By default, your database credentials are stored in $HOME/.my.cnf. The code examples below show you how to read that file in, rather than putting passwords in your script directly, which is a security risk.

[edit] Database names

Each Wikimedia project has a specific database name. The general pattern is langcodeproject name_p. The full list is available here (though without the _p suffix).

[edit] Replication lag

The servers, for the most part, are real-time copies of the live databases, but at times there may be replication lag (replag). Replication lag causes updates to the copy of the database on the Toolserver to lag behind the master server, so the database represents the state of the master at some point in the past.

[edit] Connecting to a database

There are two methods of connecting to a database: by cluster, and by database name. Many tools still use the cluster method, since originally this was the only available method.
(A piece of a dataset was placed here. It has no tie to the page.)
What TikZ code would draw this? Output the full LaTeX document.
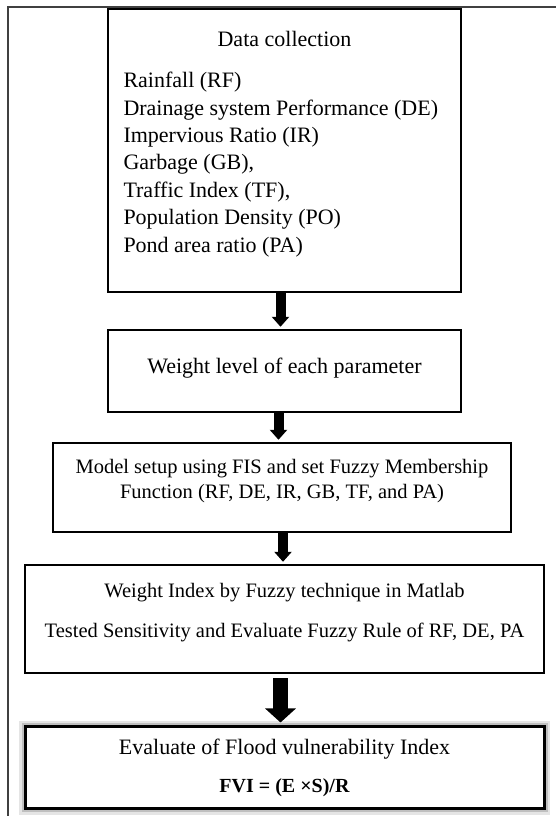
\documentclass[tikz,border=0pt]{standalone}
\usepackage{fontspec}
\setmainfont{Liberation Serif}
\usetikzlibrary{arrows.meta}

\begin{document}
\begin{tikzpicture}[
    x=1pt, y=1pt,
    stepbox/.style={draw, line width=2.4pt, fill=white, inner sep=0pt, align=center},
    bigtext/.style={font=\fontsize{22}{27.4}\selectfont},
    smalltext/.style={font=\fontsize{20.5}{25}\selectfont},
    flow/.style={line width=10pt, -{Triangle[width=17pt,length=10pt]}, shorten >=2pt},
    bigflow/.style={line width=15pt, -{Triangle[width=30pt,length=14pt]},
                    shorten <=4pt, shorten >=3pt},
    glow/.style={preaction={draw=black!10, line width=12pt},
                 preaction={draw=black!25, line width=7pt}}
  ]
  \useasboundingbox (0,0) rectangle (556,816);
  \draw[line width=1.5pt, black!75] (556,809) -- (8,809) -- (8,0);

  \node[stepbox, bigtext, align=left, text width=322pt,
        minimum width=353pt, minimum height=283pt] (data) at (284.5,665.5)
    {\spaceskip=0pt\xspaceskip=0pt
     \makebox[322pt]{Data collection}\\[13.6pt]
     Rainfall (RF)\\
     Drainage system Performance (DE)\\
     Impervious Ratio (IR)\\
     Garbage (GB),\\
     Traffic Index (TF),\\
     Population Density (PO)\\
     Pond area ratio (PA)\\[-10pt]\mbox{}};
  \node[stepbox, bigtext, minimum width=353pt, minimum height=82pt,
        text height=18pt, text depth=12pt] (weight) at (284.5,445)
    {Weight level of each parameter};
  \node[stepbox, smalltext, minimum width=458pt, minimum height=89pt] (model) at (282,328.5)
    {Model setup using FIS and set Fuzzy Membership\\
     Function (RF, DE, IR, GB, TF, and PA)\\[-7pt]\mbox{}};
  \node[stepbox, smalltext, minimum width=519pt, minimum height=108pt] (fuzzy) at (284.5,197)
    {Weight Index by Fuzzy technique in Matlab\\[15pt]
     Tested Sensitivity and Evaluate Fuzzy Rule of RF, DE, PA\\[-7pt]\mbox{}};
  \node[stepbox, glow, bigtext, line width=3pt, minimum width=519pt, minimum height=82pt] (fvi) at (284.5,48)
    {Evaluate of Flood vulnerability Index\\[10.6pt]
     {\fontsize{20}{24}\selectfont\bfseries FVI = (E ×S)/R}};

  \draw[flow] ([xshift=-4pt]data.south) -- ([xshift=-4pt]weight.north);
  \draw[flow] ([xshift=-6pt]weight.south) -- ([xshift=-6pt]weight.south |- model.north);
  \draw[flow] ([xshift=1pt]model.south) -- ([xshift=1pt]model.south |- fuzzy.north);
  \draw[bigflow] ([xshift=-4pt]fuzzy.south) -- ([xshift=-4pt]fvi.north);
\end{tikzpicture}
\end{document}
However, the database name method is generally easier.

[edit] By database name

To connect to a database by name, use the hostname XX.rrdb.toolserver.org (for the RR server) or XX.userdb.toolserver.org (for the user server), where XX is the database name. (Example: enwiki-p.rrdb.toolserver.org.)

Please notice that XX.userdb.toolserver.org is used only for user databases that are stored in servers that also contain a copy of the Wikimedia databases stored on XX.rrdb.toolserver.org. User databases that do not require that access are typically stored not here (see #sql-user).

[edit] By cluster

To connect to a database by cluster, you first need to determine which cluster the database is located on. Toolserver database#wiki explains how to do that; in short, connect to the toolserver database on the sql-toolserver server, and use a query like:
SELECT server FROM toolserver.wiki WHERE dbname='enwiki_p';
This will return an integer indicating the cluster, e.g. "1" for enwiki_p.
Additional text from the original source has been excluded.